Thursday, April 01, 2010

Tower Bridge, A London Landmark, Coming to Utah?

London's Daily Mail chose Utah to figure prominently in this April Fools Day article, which is now being picked up as breaking news on websites around the world.

It's a pretty good story, with a Utah billionaire buying London's Tower Bridge, intending to move it to St George to be the focal point of a new theme park named “Cruel Britannia”, a reconstruction of “medieval” London complete with high-speed thrill rides.

The article included the photo above, showing the bridge photoshopped into a Moab landscape, suggesting that is how it might look in St George.

Below are excerpts from the article.

It is one of the most iconic landmarks in a city of iconic landmarks, and a glorious relic of the Victorian age. But – in a move likely to enrage Londoners and stun the rest of Britain – Tower Bridge will vanish from the capital’s skyline later this year, sold to an American billionaire who plans to use it as the centrepiece of an ‘English theme park’.

Mr Horwendill, 47, a former cattle rancher who has made his fortune in nuclear waste disposal, teenage beauty pageants and productions of Andrew Lloyd Webber musicals, is said to have been inspired to buy Tower Bridge after visiting Arizona, where the structure’s onetime neighbour London Bridge is set up as a tourist site.

London Bridge was sold to Missourian oil magnate Robert McCulloch in 1968 at a cost of US$2.46million (£1.63million), and shipped piece by piece over the ocean. The bridge is now the star attraction at Lake Havasu City, where it sits in retirement by the lake of the same name, alongside a cluster of ‘Tudor-themed’ shops and restaurants.

However, controversy has long been attached to the purchase of London Bridge, with popular legend suggesting that Mr McCulloch had intended to buy Tower Bridge rather than its flatter, more mundane colleague – and had confused the two structures.

Gordon Brown has so far refused to make any comment on the matter, but the Queen was said to “really have the face on, ooh she was livid” when informed of the sale.

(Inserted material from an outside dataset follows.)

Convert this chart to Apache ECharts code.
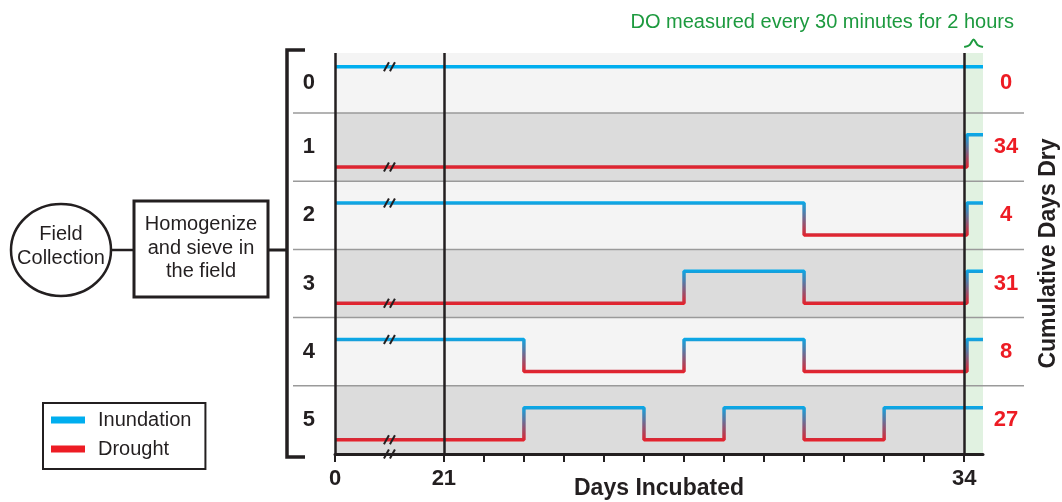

Wider protests are also being planned. Contacted by TravelMail, Simon Fleance of the organisation Keep Tower Bridge British (www.keeptowerbridgebritish.co.uk) commented: “This is the most appalling act of treachery since Macbeth murdered King Duncan. There is absolutely no way – no way on God’s beautiful earth – that we will allow these grimy-fingered colonials to come here and steal the greatest construction since the Tower Of Babel. Mark my words. This is cultural violence in the extreme.”